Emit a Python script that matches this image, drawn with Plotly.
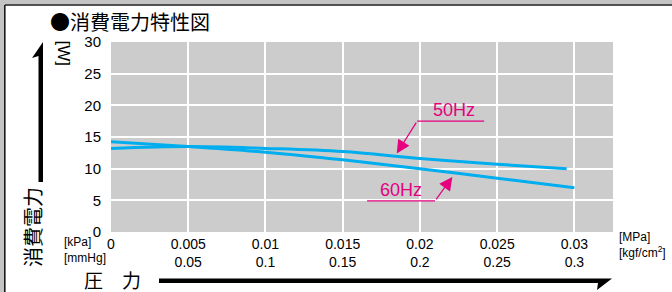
import plotly.graph_objects as go

# ---- data ----
pressure_50hz = [0, 0.005, 0.01, 0.015, 0.02, 0.025, 0.0295]
power_50hz = [13.2, 13.5, 13.2, 12.7, 11.6, 10.7, 10.0]
pressure_60hz = [0, 0.005, 0.01, 0.015, 0.02, 0.025, 0.030]
power_60hz = [14.25, 13.5, 12.6, 11.4, 10.0, 8.5, 7.0]

x_tickvals = [0, 0.005, 0.01, 0.015, 0.02, 0.025, 0.03]
mpa_labels = ["0", "0.005", "0.01", "0.015", "0.02", "0.025", "0.03"]
kgf_labels = ["", "0.05", "0.1", "0.15", "0.2", "0.25", "0.3"]
y_tickvals = [0, 5, 10, 15, 20, 25, 30]

W, H = 672, 292
L, R, T, B = 111, 613, 42, 232
FONT = "Liberation Sans, Arial, sans-serif"
CJK = "Noto Sans CJK JP, sans-serif"
LINE_COLOR = "#00aeef"
MAGENTA = "#e4007f"


def px(x):
    return (x - L) / (R - L)


def py(y):
    return (B - y) / (B - T)


fig = go.Figure()
fig.add_trace(go.Scatter(x=pressure_50hz, y=power_50hz, mode="lines",
                         line=dict(color=LINE_COLOR, width=3, shape="spline"),
                         name="50Hz", hoverinfo="skip"))
fig.add_trace(go.Scatter(x=pressure_60hz, y=power_60hz, mode="lines",
                         line=dict(color=LINE_COLOR, width=3, shape="spline"),
                         name="60Hz", hoverinfo="skip"))

ticktext = [m if not k else f"{m}<br>{k}" for m, k in zip(mpa_labels, kgf_labels)]

shapes = []
# outer frame
shapes.append(dict(type="rect", xref="paper", yref="paper", x0=px(0), x1=px(W), y0=py(0), y1=py(4.2),
                   fillcolor="#c4c4c4", line=dict(width=0), layer="above"))
shapes.append(dict(type="rect", xref="paper", yref="paper", x0=px(0), x1=px(4.2), y0=py(0), y1=py(H),
                   fillcolor="#c4c4c4", line=dict(width=0), layer="above"))
shapes.append(dict(type="line", xref="paper", yref="paper", x0=px(4.8), x1=px(W), y0=py(5), y1=py(5),
                   line=dict(color="#1a1a1a", width=1.6), layer="above"))
shapes.append(dict(type="line", xref="paper", yref="paper", x0=px(4.8), x1=px(4.8), y0=py(5), y1=py(H),
                   line=dict(color="#1a1a1a", width=1.6), layer="above"))

# vertical thick arrow (power)
shapes.append(dict(type="path", xref="paper", yref="paper",
                   path=(f"M {px(38.5)} {py(182)} L {px(43)} {py(182)} L {px(43)} {py(42)} "
                         f"L {px(32)} {py(58)} L {px(38.5)} {py(56)} Z"),
                   fillcolor="black", line=dict(width=0), layer="above"))
# horizontal thick arrow (pressure)
shapes.append(dict(type="path", xref="paper", yref="paper",
                   path=(f"M {px(159)} {py(278.5)} L {px(612)} {py(278.5)} L {px(597)} {py(290)} "
                         f"L {px(598)} {py(283)} L {px(159)} {py(283)} Z"),
                   fillcolor="black", line=dict(width=0), layer="above"))

# underline for labels (data coords)
shapes.append(dict(type="line", xref="x", yref="y", x0=0.01982, x1=0.02416, y0=17.5, y1=17.5,
                   line=dict(color=MAGENTA, width=1.2)))
shapes.append(dict(type="line", xref="x", yref="y", x0=0.01658, x1=0.02098, y0=4.9, y1=4.9,
                   line=dict(color=MAGENTA, width=1.2)))

annotations = []
annotations.append(dict(xref="x", yref="y", x=0.0222, y=19.3, text="50Hz", showarrow=False,
                        font=dict(family=FONT, size=18, color=MAGENTA)))
annotations.append(dict(xref="x", yref="y", x=0.01878, y=6.6, text="60Hz", showarrow=False,
                        font=dict(family=FONT, size=18, color=MAGENTA)))
annotations.append(dict(xref="x", yref="y", axref="x", ayref="y", x=0.0185, y=12.4,
                        ax=0.01982, ay=17.5, text="", showarrow=True, arrowhead=2,
                        arrowsize=2.2, arrowwidth=1.2, arrowcolor=MAGENTA, standoff=0))
annotations.append(dict(xref="x", yref="y", axref="x", ayref="y", x=0.0221, y=8.7,
                        ax=0.02098, ay=4.9, text="", showarrow=True, arrowhead=2,
                        arrowsize=2.2, arrowwidth=1.2, arrowcolor=MAGENTA, standoff=0))

# titles and units
annotations.append(dict(xref="paper", yref="paper", x=px(49), y=py(21), xanchor="left", yanchor="middle",
                        text="●消費電力特性図", showarrow=False, borderpad=0,
                        font=dict(family=CJK, size=20, color="black")))
annotations.append(dict(xref="paper", yref="paper", x=px(32), y=py(227), xanchor="center", yanchor="middle",
                        text="消費電力", textangle=-90, showarrow=False, borderpad=0,
                        font=dict(family=CJK, size=20, color="black")))
annotations.append(dict(xref="paper", yref="paper", x=px(112), y=py(279.5), xanchor="center", yanchor="middle",
                        text="圧　力", showarrow=False, borderpad=0,
                        font=dict(family=CJK, size=19, color="black")))
annotations.append(dict(xref="paper", yref="paper", x=px(62.5), y=py(53), xanchor="center", yanchor="middle",
                        text="[W]", textangle=90, showarrow=False, borderpad=0,
                        font=dict(family=FONT, size=17, color="black")))
annotations.append(dict(xref="paper", yref="paper", x=px(62), y=py(250), xanchor="left", yanchor="middle",
                        text="[kPa]<br>[mmHg]", align="left", showarrow=False,
                        font=dict(family=FONT, size=12, color="black")))
annotations.append(dict(xref="paper", yref="paper", x=px(617), y=py(245), xanchor="left", yanchor="middle",
                        text="[MPa]<br>[kgf/cm<sup>2</sup>]", align="left", showarrow=False,
                        font=dict(family=FONT, size=12, color="black")))

fig.update_layout(
    width=W, height=H,
    margin=dict(l=L, r=W - R, t=T, b=H - B, autoexpand=False),
    paper_bgcolor="white", plot_bgcolor="#cccccc",
    showlegend=False,
    shapes=shapes, annotations=annotations,
    xaxis=dict(range=[0, 0.0325], tickvals=x_tickvals, ticktext=ticktext,
               showgrid=True, gridcolor="white", gridwidth=1.5, zeroline=False, showline=False,
               ticks="", tickfont=dict(family=FONT, size=14, color="black"), ticklabelstandoff=2),
    yaxis=dict(range=[0, 30], tickvals=y_tickvals,
               showgrid=True, gridcolor="white", gridwidth=1.5, zeroline=False, showline=False,
               ticks="", tickfont=dict(family=FONT, size=15, color="black"), ticklabelstandoff=9),
)

fig.write_html("out.html", config={"displayModeBar": False},
               post_script="document.body.style.margin='0';document.body.style.padding='0';"
                           "document.body.style.overflow='hidden';")
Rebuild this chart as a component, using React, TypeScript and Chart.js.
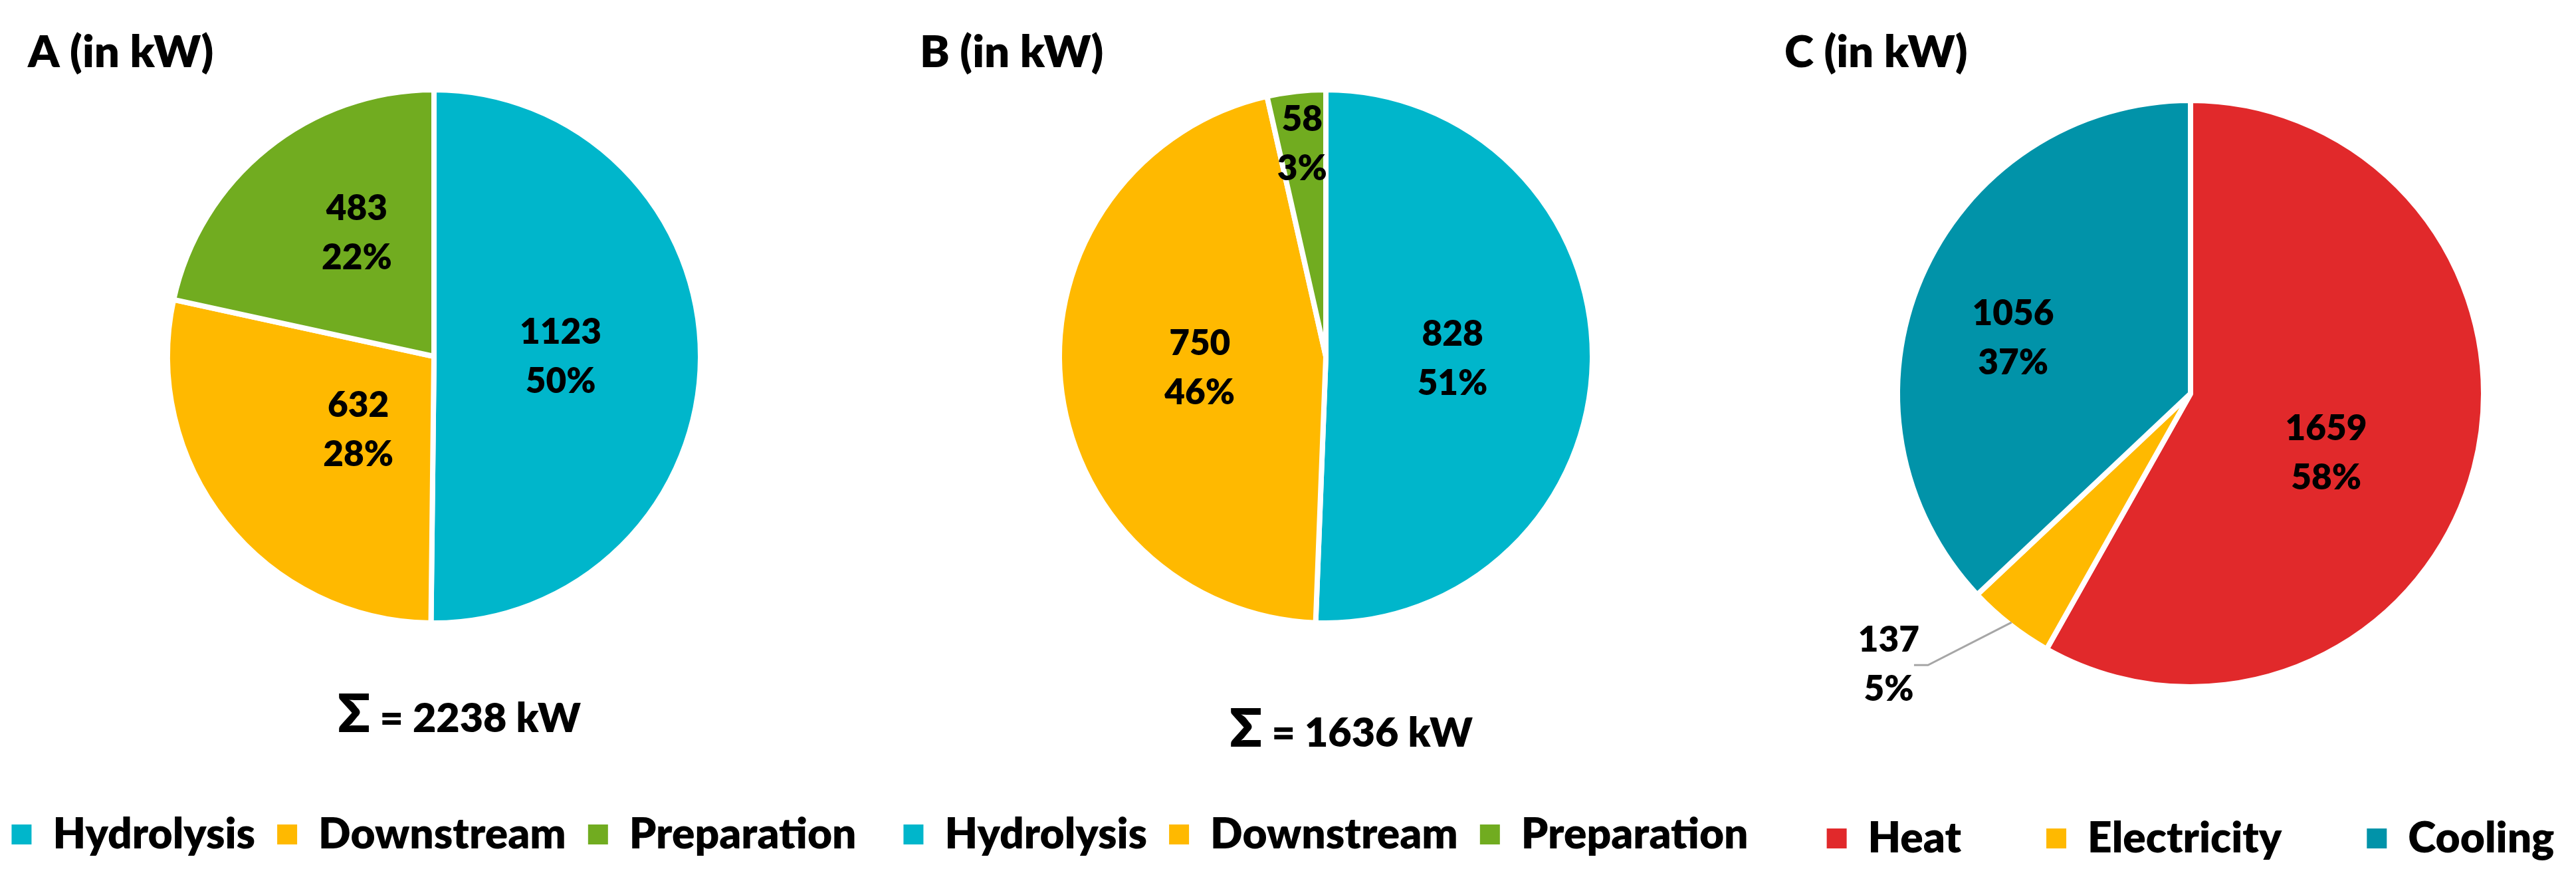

###

*THE TASK*.
Copy all the lines of data exactly as they appear, dropping any images.

*THE COMPLETED TASK*.
Emit a Python script that matches this image, drawn with Plotly.
import plotly.graph_objects as go

# ---- data ----
pressure_50hz = [0, 0.005, 0.01, 0.015, 0.02, 0.025, 0.0295]
power_50hz = [13.2, 13.5, 13.2, 12.7, 11.6, 10.7, 10.0]
pressure_60hz = [0, 0.005, 0.01, 0.015, 0.02, 0.025, 0.030]
power_60hz = [14.25, 13.5, 12.6, 11.4, 10.0, 8.5, 7.0]

x_tickvals = [0, 0.005, 0.01, 0.015, 0.02, 0.025, 0.03]
mpa_labels = ["0", "0.005", "0.01", "0.015", "0.02", "0.025", "0.03"]
kgf_labels = ["", "0.05", "0.1", "0.15", "0.2", "0.25", "0.3"]
y_tickvals = [0, 5, 10, 15, 20, 25, 30]

W, H = 672, 292
L, R, T, B = 111, 613, 42, 232
FONT = "Liberation Sans, Arial, sans-serif"
CJK = "Noto Sans CJK JP, sans-serif"
LINE_COLOR = "#00aeef"
MAGENTA = "#e4007f"


def px(x):
    return (x - L) / (R - L)


def py(y):
    return (B - y) / (B - T)


fig = go.Figure()
fig.add_trace(go.Scatter(x=pressure_50hz, y=power_50hz, mode="lines",
                         line=dict(color=LINE_COLOR, width=3, shape="spline"),
                         name="50Hz", hoverinfo="skip"))
fig.add_trace(go.Scatter(x=pressure_60hz, y=power_60hz, mode="lines",
                         line=dict(color=LINE_COLOR, width=3, shape="spline"),
                         name="60Hz", hoverinfo="skip"))

ticktext = [m if not k else f"{m}<br>{k}" for m, k in zip(mpa_labels, kgf_labels)]

shapes = []
# outer frame
shapes.append(dict(type="rect", xref="paper", yref="paper", x0=px(0), x1=px(W), y0=py(0), y1=py(4.2),
                   fillcolor="#c4c4c4", line=dict(width=0), layer="above"))
shapes.append(dict(type="rect", xref="paper", yref="paper", x0=px(0), x1=px(4.2), y0=py(0), y1=py(H),
                   fillcolor="#c4c4c4", line=dict(width=0), layer="above"))
shapes.append(dict(type="line", xref="paper", yref="paper", x0=px(4.8), x1=px(W), y0=py(5), y1=py(5),
                   line=dict(color="#1a1a1a", width=1.6), layer="above"))
shapes.append(dict(type="line", xref="paper", yref="paper", x0=px(4.8), x1=px(4.8), y0=py(5), y1=py(H),
                   line=dict(color="#1a1a1a", width=1.6), layer="above"))

# vertical thick arrow (power)
shapes.append(dict(type="path", xref="paper", yref="paper",
                   path=(f"M {px(38.5)} {py(182)} L {px(43)} {py(182)} L {px(43)} {py(42)} "
                         f"L {px(32)} {py(58)} L {px(38.5)} {py(56)} Z"),
                   fillcolor="black", line=dict(width=0), layer="above"))
# horizontal thick arrow (pressure)
shapes.append(dict(type="path", xref="paper", yref="paper",
                   path=(f"M {px(159)} {py(278.5)} L {px(612)} {py(278.5)} L {px(597)} {py(290)} "
                         f"L {px(598)} {py(283)} L {px(159)} {py(283)} Z"),
                   fillcolor="black", line=dict(width=0), layer="above"))

# underline for labels (data coords)
shapes.append(dict(type="line", xref="x", yref="y", x0=0.01982, x1=0.02416, y0=17.5, y1=17.5,
                   line=dict(color=MAGENTA, width=1.2)))
shapes.append(dict(type="line", xref="x", yref="y", x0=0.01658, x1=0.02098, y0=4.9, y1=4.9,
                   line=dict(color=MAGENTA, width=1.2)))

annotations = []
annotations.append(dict(xref="x", yref="y", x=0.0222, y=19.3, text="50Hz", showarrow=False,
                        font=dict(family=FONT, size=18, color=MAGENTA)))
annotations.append(dict(xref="x", yref="y", x=0.01878, y=6.6, text="60Hz", showarrow=False,
                        font=dict(family=FONT, size=18, color=MAGENTA)))
annotations.append(dict(xref="x", yref="y", axref="x", ayref="y", x=0.0185, y=12.4,
                        ax=0.01982, ay=17.5, text="", showarrow=True, arrowhead=2,
                        arrowsize=2.2, arrowwidth=1.2, arrowcolor=MAGENTA, standoff=0))
annotations.append(dict(xref="x", yref="y", axref="x", ayref="y", x=0.0221, y=8.7,
                        ax=0.02098, ay=4.9, text="", showarrow=True, arrowhead=2,
                        arrowsize=2.2, arrowwidth=1.2, arrowcolor=MAGENTA, standoff=0))

# titles and units
annotations.append(dict(xref="paper", yref="paper", x=px(49), y=py(21), xanchor="left", yanchor="middle",
                        text="●消費電力特性図", showarrow=False, borderpad=0,
                        font=dict(family=CJK, size=20, color="black")))
annotations.append(dict(xref="paper", yref="paper", x=px(32), y=py(227), xanchor="center", yanchor="middle",
                        text="消費電力", textangle=-90, showarrow=False, borderpad=0,
                        font=dict(family=CJK, size=20, color="black")))
annotations.append(dict(xref="paper", yref="paper", x=px(112), y=py(279.5), xanchor="center", yanchor="middle",
                        text="圧　力", showarrow=False, borderpad=0,
                        font=dict(family=CJK, size=19, color="black")))
annotations.append(dict(xref="paper", yref="paper", x=px(62.5), y=py(53), xanchor="center", yanchor="middle",
                        text="[W]", textangle=90, showarrow=False, borderpad=0,
                        font=dict(family=FONT, size=17, color="black")))
annotations.append(dict(xref="paper", yref="paper", x=px(62), y=py(250), xanchor="left", yanchor="middle",
                        text="[kPa]<br>[mmHg]", align="left", showarrow=False,
                        font=dict(family=FONT, size=12, color="black")))
annotations.append(dict(xref="paper", yref="paper", x=px(617), y=py(245), xanchor="left", yanchor="middle",
                        text="[MPa]<br>[kgf/cm<sup>2</sup>]", align="left", showarrow=False,
                        font=dict(family=FONT, size=12, color="black")))

fig.update_layout(
    width=W, height=H,
    margin=dict(l=L, r=W - R, t=T, b=H - B, autoexpand=False),
    paper_bgcolor="white", plot_bgcolor="#cccccc",
    showlegend=False,
    shapes=shapes, annotations=annotations,
    xaxis=dict(range=[0, 0.0325], tickvals=x_tickvals, ticktext=ticktext,
               showgrid=True, gridcolor="white", gridwidth=1.5, zeroline=False, showline=False,
               ticks="", tickfont=dict(family=FONT, size=14, color="black"), ticklabelstandoff=2),
    yaxis=dict(range=[0, 30], tickvals=y_tickvals,
               showgrid=True, gridcolor="white", gridwidth=1.5, zeroline=False, showline=False,
               ticks="", tickfont=dict(family=FONT, size=15, color="black"), ticklabelstandoff=9),
)

fig.write_html("out.html", config={"displayModeBar": False},
               post_script="document.body.style.margin='0';document.body.style.padding='0';"
                           "document.body.style.overflow='hidden';")
Rebuild this chart as a component, using React, TypeScript and Chart.js.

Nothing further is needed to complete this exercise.